Manual

Landscape Vision-to-Action (LV2A) approach to co-design multi-stakeholder transition pathways for multifunctional landscapes

The CGIAR Agroecology Initiative (AE-I) accompanied the establishment of eleven Agroecological Living Landscapes (ALLs) in eight countries. ALLs were understood as multi-stakeholder spaces in which agroecological innovations can be identified, co-designed, tested, and adopted. These landscapes emerged as coherent territories that have fuzzy boundaries defined by the functionality and meaning bestowed onto them by their diverse users, who care about and are willing to take transformative action in pursuit of just food system transitions, rather than by geographical or administrative limits. In the MFL SP, we adapt the ALL concept and propose to collaborate with additional stakeholders in (Multifunctional) Living Landscapes (MFLLs).

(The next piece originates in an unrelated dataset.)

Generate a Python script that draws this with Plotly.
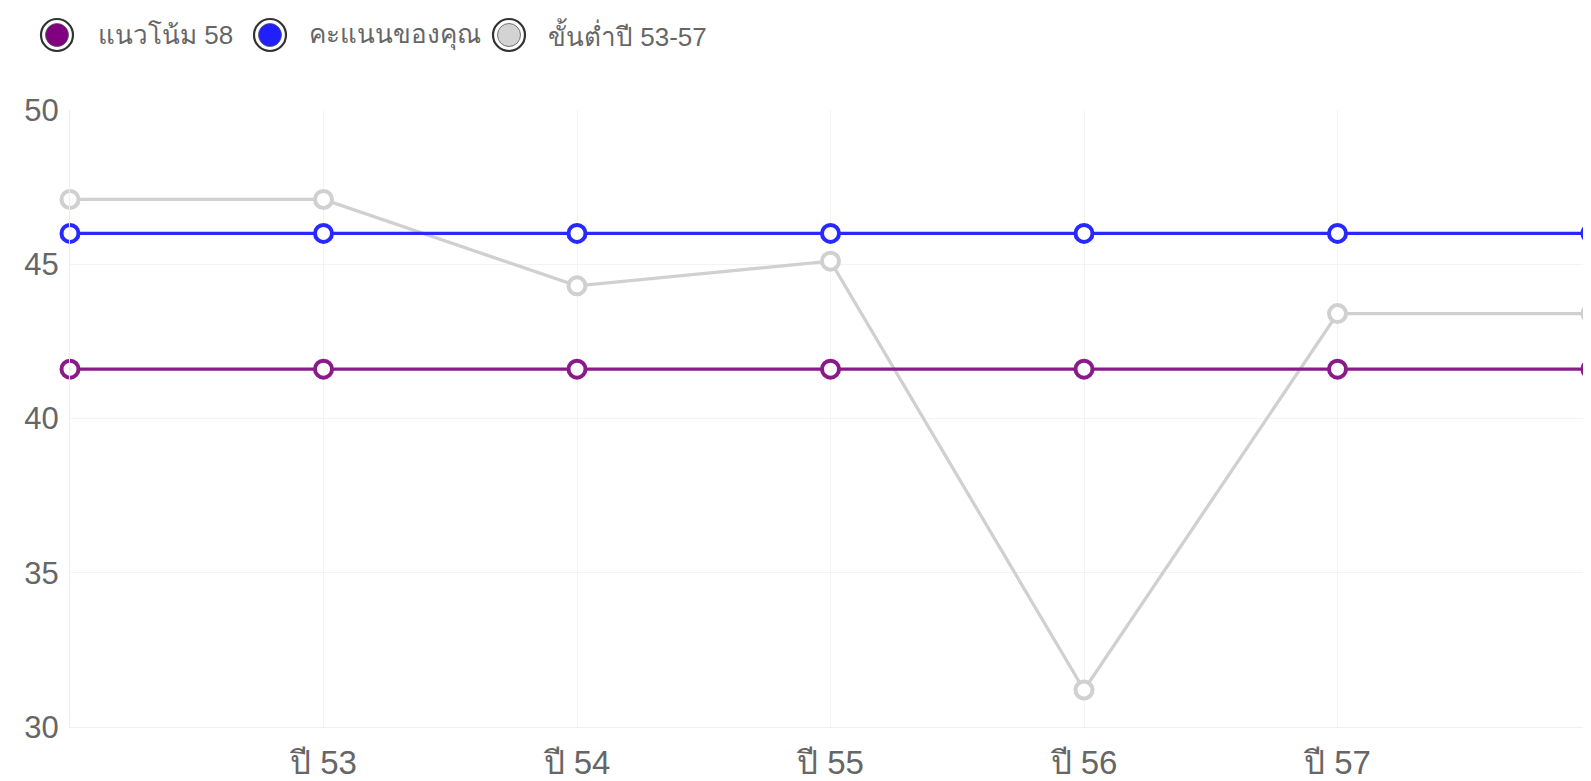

ALLs respond to the common challenges that external partners face in accompanying and supporting local stakeholders on sustainable and locally led transition pathways without imposing their own views and agendas. ALLs offer an opportunity to act as transformation vehicles that foster transdisciplinary research, including the co-creation of knowledge and co-design of innovations. In line with HLPE (2019), transdisciplinary research should be problem-focused, solution-oriented, inclusive, and reflexive. This transdisciplinarity challenge pushes researchers to develop and implement structured and principle-based approaches for engaging with other stakeholders that are rooted in truthfulness, dignity, and reciprocity. To support the AE-I team, we developed the Principles of Engagement and positioned them as fundamental for starting and structuring continuous engagement, and for creating principle-based ALLs. This principle-based engagement method aims to help research teams to be reflexive and self-aware in how they interact with ALL partners and emphasize the centrality of relationship and trust building for long-term collaboration in the ALLs. The Principles of Engagement address the question of how to engage.

The Landscape Vision-to-Action (LV2A) approach then comes in as method to structure conversations that allows stakeholders to discuss and agree about who, what, when and where to engage in the sought transformation processes. Ultimately, the outputs of LV2A provide the building blocks for a theory of change of stakeholder’s action towards intended outcomes in the landscape. The LV2A process and results also point to opportunities and entry points for responsive external support – including by research-in-development partners such as the AE-I, in the context of which it was initially developed, and now the CGIAR Science Program on Multifunctional Landscapes (MFL SP).